> [WORK REQUIRED]
Copy the data below exactly, omitting any picture it contains.

Dataset items:
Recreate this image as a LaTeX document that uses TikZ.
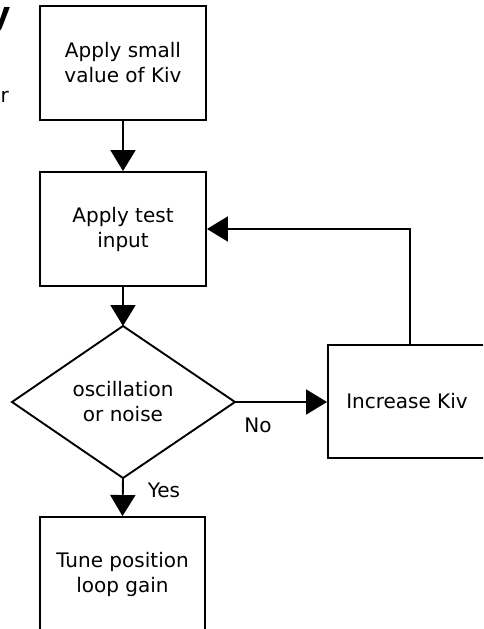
\documentclass[tikz,border=0pt]{standalone}
\usepackage{fontspec}
\setmainfont{DejaVu Sans}
\usetikzlibrary{shapes.geometric,arrows.meta}
\begin{document}
\begin{tikzpicture}[x=1pt,y=-1pt,
  every node/.style={font=\fontsize{20}{25}\selectfont},
  procbox/.style={draw,line width=1.9pt,minimum width=166pt,minimum height=114pt,align=center,inner sep=0pt},
  flow/.style={line width=1.9pt,-{Triangle[length=21pt,width=25pt]}},
  lbl/.style={inner sep=0pt}]
\useasboundingbox (0,0) rectangle (483,629);
\clip (0,0) rectangle (483,629);
\node[anchor=base east,inner sep=0pt,font=\fontsize{33}{36}\bfseries] (ttl) at (11,25) {y};
\node[anchor=base east,inner sep=0pt] (frag) at (9,102) {r};
\node[procbox] (b1) at (123,63) {Apply small\\value of Kiv};
\node[procbox] (b2) at (123,229) {Apply test\\input};
\coordinate (dtop) at (123,326);
\coordinate (dright) at (235,402);
\coordinate (dbot) at (123,478);
\coordinate (dleft) at (12,402);
\draw[line width=1.9pt] (dtop) -- (dright) -- (dbot) -- (dleft) -- cycle;
\node[align=center,inner sep=0pt] (dt) at (123,402) {oscillation\\or noise};
\node[procbox,minimum width=158pt,minimum height=113pt] (b3) at (407,401.5) {Increase Kiv};
\node[procbox,minimum width=165pt] (b4) at (122.5,574) {Tune position\\loop gain};
\draw[flow] (b1.south) -- (b2.north);
\draw[flow] (b2.south) -- (dtop);
\draw[flow] (dright) -- (dright -| b3.west);
\draw[flow] (dbot) -- (b4.north);
\draw[flow] ([xshift=3pt]b3.north) |- (b2.east);
\node[lbl] (no) at (258,425) {No};
\node[lbl] (yes) at (164,490) {Yes};
\end{tikzpicture}
\end{document}
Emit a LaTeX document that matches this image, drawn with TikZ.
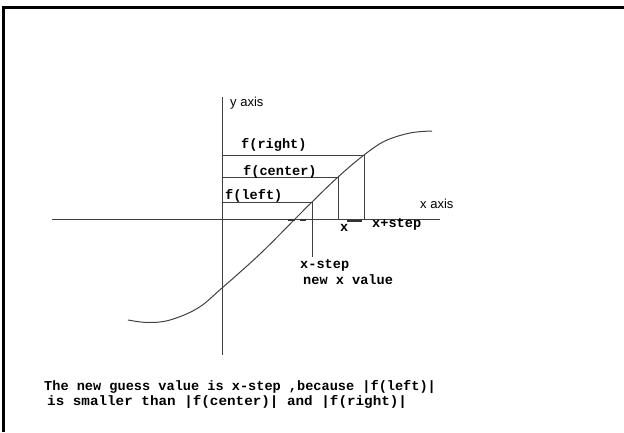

> [ANSWER BELOW]
Recreate this image as a LaTeX document that uses TikZ.
\documentclass[tikz,border=0pt]{standalone}
\usepackage{fontspec}
\setmainfont{DejaVu Sans}
\usetikzlibrary{shapes.geometric,arrows.meta}
\begin{document}
\begin{tikzpicture}[x=1pt,y=-1pt,
  every node/.style={font=\fontsize{20}{25}\selectfont},
  procbox/.style={draw,line width=1.9pt,minimum width=166pt,minimum height=114pt,align=center,inner sep=0pt},
  flow/.style={line width=1.9pt,-{Triangle[length=21pt,width=25pt]}},
  lbl/.style={inner sep=0pt}]
\useasboundingbox (0,0) rectangle (483,629);
\clip (0,0) rectangle (483,629);
\node[anchor=base east,inner sep=0pt,font=\fontsize{33}{36}\bfseries] (ttl) at (11,25) {y};
\node[anchor=base east,inner sep=0pt] (frag) at (9,102) {r};
\node[procbox] (b1) at (123,63) {Apply small\\value of Kiv};
\node[procbox] (b2) at (123,229) {Apply test\\input};
\coordinate (dtop) at (123,326);
\coordinate (dright) at (235,402);
\coordinate (dbot) at (123,478);
\coordinate (dleft) at (12,402);
\draw[line width=1.9pt] (dtop) -- (dright) -- (dbot) -- (dleft) -- cycle;
\node[align=center,inner sep=0pt] (dt) at (123,402) {oscillation\\or noise};
\node[procbox,minimum width=158pt,minimum height=113pt] (b3) at (407,401.5) {Increase Kiv};
\node[procbox,minimum width=165pt] (b4) at (122.5,574) {Tune position\\loop gain};
\draw[flow] (b1.south) -- (b2.north);
\draw[flow] (b2.south) -- (dtop);
\draw[flow] (dright) -- (dright -| b3.west);
\draw[flow] (dbot) -- (b4.north);
\draw[flow] ([xshift=3pt]b3.north) |- (b2.east);
\node[lbl] (no) at (258,425) {No};
\node[lbl] (yes) at (164,490) {Yes};
\end{tikzpicture}
\end{document}
Emit a LaTeX document that matches this image, drawn with TikZ.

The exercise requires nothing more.